# The request:
Draw out every line with the word "that" from the listing below.

Plotting code records:
- - -
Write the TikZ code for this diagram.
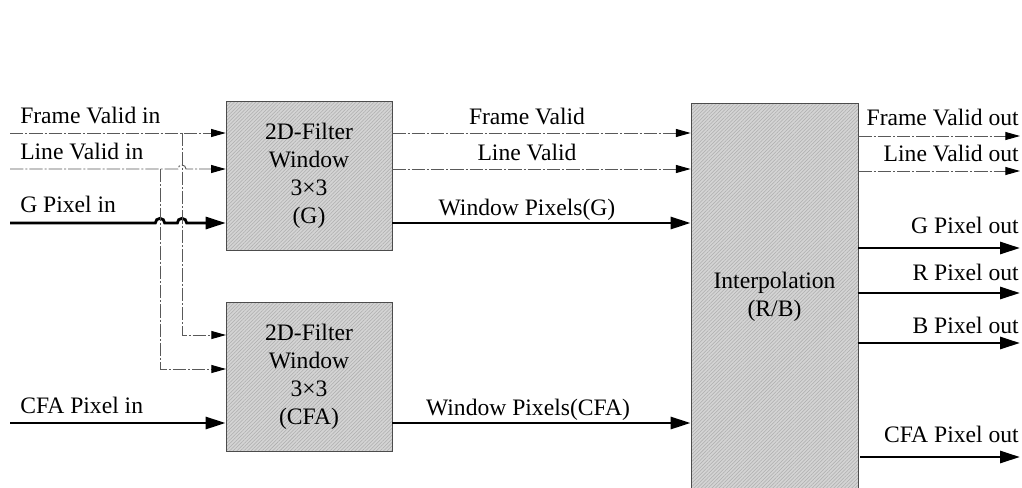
\documentclass[tikz,border=0pt]{standalone}
\usepackage{fontspec}
\setmainfont{Liberation Serif}
\usetikzlibrary{arrows.meta,patterns.meta}

\begin{document}
\begin{tikzpicture}[x=0.75pt,y=-0.75pt,
  every node/.style={font=\fontsize{17.7}{21}\selectfont, inner sep=0pt},
  block/.style={draw=black!70, line width=0.6pt,
    preaction={fill=black!17},
    pattern={Lines[angle=45,distance=1.9pt,line width=0.4pt]}, pattern color=black!32,
    minimum width=124.5pt, minimum height=111.75pt, align=center},
  sig/.style={draw=black!65, line width=0.7pt,
    dash pattern=on 10pt off 1.5pt on 1.5pt off 1.5pt},
  sigarrow/.style={sig, -{Triangle[length=11pt,width=6pt,black]}},
  data/.style={line width=2.1pt},
  dataarrow/.style={data, -{Triangle[length=15pt,width=9pt]}},
  lbl/.style={anchor=base west},
  rlbl/.style={anchor=base east},
  clbl/.style={anchor=base}]

\clip (0,0) rectangle (1022,487);
\useasboundingbox (0,0) rectangle (1022,487);
\fill[white] (0,0) rectangle (1022,487);

% processing blocks
\node[block] (gbox) at (309,175.5) {2D-Filter\\Window\\3\texttimes3\\(G)};
\node[block] (cbox) at (309,376.5) {2D-Filter\\Window\\3\texttimes3\\(CFA)};
\node[block, minimum width=125.25pt, minimum height=290pt] (ibox) at (774.5,296.5)
  {Interpolation\\(R/B)};

% input ends
\coordinate (fvin) at (10,133);
\coordinate (lvin) at (10,169);
\coordinate (gin)  at (10,223);
\coordinate (cin)  at (10,423);
\coordinate (fvtap) at (182,133);
\coordinate (lvtap) at (160,169);
\coordinate (cfv) at (226,335);
\coordinate (clv) at (226,369);

% output ends
\coordinate (fvout) at (1020,136);
\coordinate (lvout) at (1020,171);
\coordinate (gout)  at (1020,248);
\coordinate (rout)  at (1020,293);
\coordinate (bout)  at (1020,343);
\coordinate (cout)  at (1020,457);

% inputs to the G window
\draw[sigarrow] (fvin) -- (gbox.west |- fvin);
\draw[sigarrow] (lvin) -- ([xshift=-3pt]lvin -| fvtap)
  arc[start angle=180,end angle=0,radius=3pt] -- (gbox.west |- lvin);
\draw[dataarrow] (gin) -- ([xshift=-3.5pt]gin -| lvtap)
  arc[start angle=180,end angle=0,radius=3.5pt] -- ([xshift=-3.5pt]gin -| fvtap)
  arc[start angle=180,end angle=0,radius=3.5pt] -- (gbox.west |- gin);

% valid signals branched to the CFA window
\draw[sigarrow] (fvtap) |- (cfv);
\draw[sigarrow] (lvtap) |- (clv);
\draw[dataarrow] (cin) -- (cbox.west |- cin);

% windows to interpolation
\draw[sigarrow] (gbox.east |- fvin) -- (ibox.west |- fvin);
\draw[sigarrow] (gbox.east |- lvin) -- (ibox.west |- lvin);
\draw[dataarrow] (gbox.east |- gin) -- (ibox.west |- gin);
\draw[dataarrow] (cbox.east |- cin) -- (ibox.west |- cin);

% outputs
\draw[sigarrow] (ibox.east |- fvout) -- (fvout);
\draw[sigarrow] (ibox.east |- lvout) -- (lvout);
\draw[dataarrow] (ibox.east |- gout) -- (gout);
\draw[dataarrow] (ibox.east |- rout) -- (rout);
\draw[dataarrow] (ibox.east |- bout) -- (bout);
\draw[dataarrow] ([xshift=1.5pt]ibox.east |- cout) -- (cout);

% input labels
\node[lbl] (tfvin) at (20,123) {Frame Valid in};
\node[lbl] (tlvin) at (20,159) {Line Valid in};
\node[lbl] (tgin)  at (20,212) {G Pixel in};
\node[lbl] (tcin)  at (20,413) {CFA Pixel in};

% link labels
\node[clbl] (tfv) at (527,124) {Frame Valid};
\node[clbl] (tlv) at (527,160) {Line Valid};
\node[clbl] (twg) at (527,215) {Window Pixels(G)};
\node[clbl] (twc) at (528,415) {Window Pixels(CFA)};

% output labels
\node[rlbl] (tfvout) at (1019,125) {Frame Valid out};
\node[rlbl] (tlvout) at (1019,161) {Line Valid out};
\node[rlbl] (tgout)  at (1019,233) {G Pixel out};
\node[rlbl] (trout)  at (1019,280) {R Pixel out};
\node[rlbl] (tbout)  at (1019,333) {B Pixel out};
\node[rlbl] (tcout)  at (1019,442) {CFA Pixel out};
\end{tikzpicture}
\end{document}
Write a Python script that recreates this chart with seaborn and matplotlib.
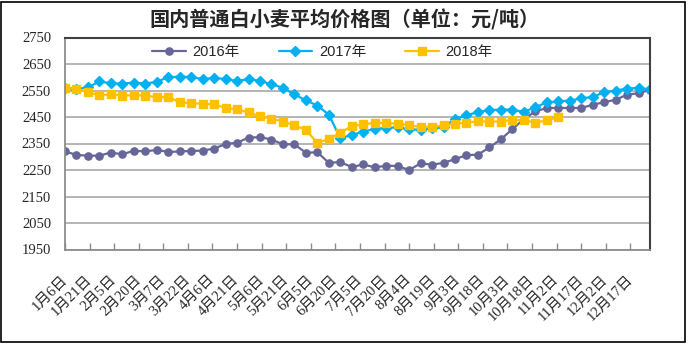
import pandas as pd
import matplotlib
matplotlib.use("Agg")
import matplotlib.pyplot as plt
from matplotlib.patches import Rectangle
import seaborn as sns

# Weekly observation dates: one calendar year, every 7 days from 6 Jan
week_dates = pd.date_range("2018-01-06", periods=52, freq="7D")

price_2016 = [2320, 2307, 2304, 2304, 2316, 2309, 2323, 2320, 2326, 2318,
              2320, 2322, 2323, 2331, 2348, 2353, 2372, 2374, 2365, 2347,
              2347, 2315, 2317, 2277, 2280, 2261, 2271, 2260, 2266, 2265,
              2250, 2275, 2270, 2277, 2291, 2306, 2308, 2335, 2366, 2404,
              2442, 2471, 2484, 2484, 2484, 2484, 2496, 2506, 2515, 2534,
              2540, 2552]
price_2017 = [2561, 2555, 2562, 2584, 2577, 2576, 2580, 2576, 2583, 2600,
              2602, 2601, 2593, 2598, 2593, 2586, 2593, 2586, 2574, 2560,
              2535, 2513, 2493, 2459, 2370, 2382, 2395, 2405, 2409, 2411,
              2403, 2402, 2407, 2411, 2443, 2456, 2469, 2476, 2478, 2478,
              2469, 2487, 2505, 2509, 2512, 2520, 2526, 2543, 2550, 2557,
              2560, 2554]
price_2018 = [2560, 2556, 2544, 2532, 2536, 2531, 2532, 2531, 2525, 2525,
              2506, 2502, 2500, 2498, 2484, 2479, 2467, 2453, 2444, 2433,
              2418, 2402, 2352, 2367, 2390, 2416, 2422, 2428, 2427, 2425,
              2419, 2412, 2412, 2418, 2425, 2429, 2434, 2433, 2433, 2440,
              2437, 2429, 2437, 2450]

series_names = ["2016年", "2017年", "2018年"]
series_values = [price_2016, price_2017, price_2018]
series_colors = ["#666699", "#00B0F0", "#FFC000"]
series_markers = ["o", "D", "s"]
series_msizes = [5.2, 5.0, 5.6]

tick_labels = ["1月6日", "1月21日", "2月5日", "2月20日", "3月7日", "3月22日",
               "4月6日", "4月21日", "5月6日", "5月21日", "6月5日", "6月20日",
               "7月5日", "7月20日", "8月4日", "8月19日", "9月3日", "9月18日",
               "10月3日", "10月18日", "11月2日", "11月17日", "12月2日", "12月17日"]
tick_dates = pd.date_range("2018-01-06", periods=len(tick_labels), freq="15D")
y_ticks = list(range(1950, 2751, 100))
title_text = "国内普通白小麦平均价格图（单位：元/吨）"

frames = []
for name, vals in zip(series_names, series_values):
    frames.append(pd.DataFrame({"date": week_dates[:len(vals)],
                                "price": vals, "year": name}))
data = pd.concat(frames, ignore_index=True)

sns.set_theme(style="white")
plt.rcParams["font.family"] = ["Liberation Serif", "Noto Sans CJK SC"]

W, H = 689, 344
fig = plt.figure(figsize=(W / 100, H / 100), dpi=100)
ax = fig.add_axes([65 / W, 1 - 249.5 / H, 585 / W, (249.5 - 37.5) / H])

for name, color, mk, ms in zip(series_names, series_colors,
                               series_markers, series_msizes):
    sub = data[data["year"] == name]
    sns.lineplot(data=sub, x="date", y="price", ax=ax, color=color,
                 marker=mk, markersize=ms, markeredgecolor=color,
                 markeredgewidth=1.0, linewidth=1.6, label=name,
                 legend=False)

ax.set_xlim(week_dates[0], week_dates[-1])
ax.set_ylim(y_ticks[0], y_ticks[-1])
ax.set_yticks(y_ticks)
ax.set_yticklabels([str(v) for v in y_ticks])
ax.yaxis.grid(True, color="#a0a0a0", linewidth=1.1)
ax.xaxis.grid(False)

ax.set_xticks(tick_dates)
ax.set_xticklabels(tick_labels, rotation=45, ha="right", va="center",
                   rotation_mode="anchor",
                   fontfamily=["Liberation Serif", "Noto Sans CJK SC"],
                   fontsize=10.5)
ax.tick_params(axis="x", direction="in", length=5, width=1.0,
               color="#8c8c8c", pad=20, bottom=True)
ax.tick_params(axis="y", length=0, pad=10, labelsize=10.5)
ax.set_xlabel("")
ax.set_ylabel("")

for side in ["left", "bottom"]:
    ax.spines[side].set_color("#8c8c8c")
    ax.spines[side].set_linewidth(1.3)
for side in ["top", "right"]:
    ax.spines[side].set_color("#404040")
    ax.spines[side].set_linewidth(1.5)

handles, labels = ax.get_legend_handles_labels()
fig.legend(handles, labels, loc="center left",
           bbox_to_anchor=(152 / W, 1 - 52 / H), ncol=3, frameon=False,
           borderpad=0, borderaxespad=0, handlelength=2.3,
           handletextpad=0.45, columnspacing=2.7,
           prop={"family": ["Liberation Sans", "Noto Sans CJK SC"],
                 "size": 10.5})

fig.text(0.5, 1 - 20 / H, title_text, ha="center", va="center",
         fontsize=14.5, fontweight="bold",
         fontfamily=["Noto Sans CJK SC", "DejaVu Sans"])

# outer frame of the whole figure
fig.patches.append(Rectangle((1 / W, 2 / H), 684 / W, 340 / H,
                             transform=fig.transFigure, fill=False,
                             edgecolor="black", linewidth=1.2))

fig.savefig("out.png", dpi=100)
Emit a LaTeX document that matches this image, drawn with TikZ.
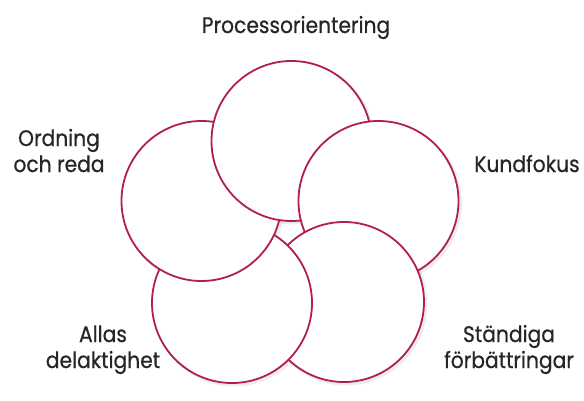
\documentclass[tikz,border=0pt]{standalone}
\usepackage{fontspec}
\setmainfont{Poppins}[FakeStretch=0.9, FakeBold=0.6]
\usetikzlibrary{shadows}
\definecolor{ring}{RGB}{176,32,72}
\tikzset{
  petal/.style={draw=ring, line width=1.8pt, fill=white},
  lbl/.style={font=\fontsize{22.5}{26}\selectfont, text=black!85, align=center, inner sep=0pt, anchor=base},
  x=1pt, y=-1pt
}
\begin{document}
\begin{tikzpicture}
\useasboundingbox (0,0) rectangle (584,401);
\coordinate (cL) at (201.5,201);
\coordinate (cT) at (291.5,141);
\coordinate (cR) at (378.5,201);
\coordinate (cBR) at (344,302);
\coordinate (cBL) at (232,303);
\def\rad{80pt}
% shadows
\foreach \c in {cL,cT,cR,cBR,cBL}
  \fill[black, opacity=0.07] ([shift={(2,2)}]\c) circle[radius=\rad+1.5pt];
\draw[petal] (cL) circle[radius=\rad];
\draw[petal] (cT) circle[radius=\rad];
\draw[petal] (cR) circle[radius=\rad];
\draw[petal] (cBR) circle[radius=\rad];
\draw[petal] (cBL) circle[radius=\rad];
\begin{scope}
  \clip (cBL) circle[radius=\rad+2pt];
  \draw[petal] (cL) circle[radius=\rad];
\end{scope}
\node[lbl] (t1) at (296,33) {Processorientering};
\node[lbl] (t2) at (59,172) {Ordning\\och reda};
\node[lbl] (t3) at (527,172) {Kundfokus};
\node[lbl] (t4) at (103,368) {Allas\\delaktighet};
\node[lbl] (t5) at (509,368) {Ständiga\\förbättringar};
\end{tikzpicture}
\end{document}
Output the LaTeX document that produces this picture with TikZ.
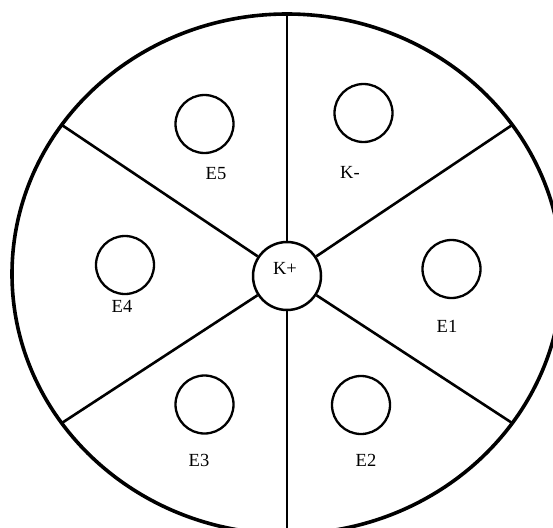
\documentclass[tikz,border=0pt]{standalone}
\usepackage{fontspec}
\setmainfont{Liberation Serif}
\begin{document}
\begin{tikzpicture}[x=1pt,y=-1pt,
  outer/.style={line width=3.6pt},
  spoke/.style={line width=2.6pt},
  cell/.style={circle,draw,line width=2.3pt,minimum size=58pt,inner sep=0pt},
  hub/.style={circle,draw,line width=2.5pt,minimum size=68pt,inner sep=0pt},
  lbl/.style={inner sep=0pt,font=\fontsize{18.5}{18.5}\selectfont}]
\useasboundingbox (0,0) rectangle (553,527);
\fill[white] (0,0) rectangle (553,527);
\clip (0,0) rectangle (553,527);
% outer ring
\coordinate (ctr) at (287,274);
\draw[outer] (ctr) ellipse [x radius=275pt, y radius=260pt];
% hub
\node[hub] (kp) at (287,276) {};
\node[lbl] (kpl) at (285,268) {K+};
% spoke ends on the ring
\coordinate (rt) at (287,14);
\coordinate (rb) at (287,534);
\coordinate (rur) at (512.3,124.9);
\coordinate (rlr) at (512.3,423.1);
\coordinate (rul) at (61.7,124.9);
\coordinate (rll) at (61.7,423.1);
\draw[spoke] (kp) -- (rt);
\draw[spoke] (kp) -- (rb);
\draw[spoke] (kp) -- (rur);
\draw[spoke] (kp) -- (rlr);
\draw[spoke] (kp) -- (rul);
\draw[spoke] (kp) -- (rll);
% electrode circles
\node[cell] (ck) at (363.5,113) {};
\node[cell] (c5) at (204.5,124) {};
\node[cell] (c4) at (125,265) {};
\node[cell] (c1) at (451.5,269) {};
\node[cell] (c3) at (204.5,404.5) {};
\node[cell] (c2) at (361,405) {};
% labels
\node[lbl] (lk) at (350,172) {K-};
\node[lbl] (l5) at (216,174) {E5};
\node[lbl] (l4) at (122,306) {E4};
\node[lbl] (l1) at (447,326) {E1};
\node[lbl] (l3) at (199,460) {E3};
\node[lbl] (l2) at (366,460) {E2};
\end{tikzpicture}
\end{document}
- - -
# Reply:
Write a Python script that recreates this chart with seaborn and matplotlib.
Emit a LaTeX document that matches this image, drawn with TikZ.
Output the LaTeX document that produces this picture with TikZ.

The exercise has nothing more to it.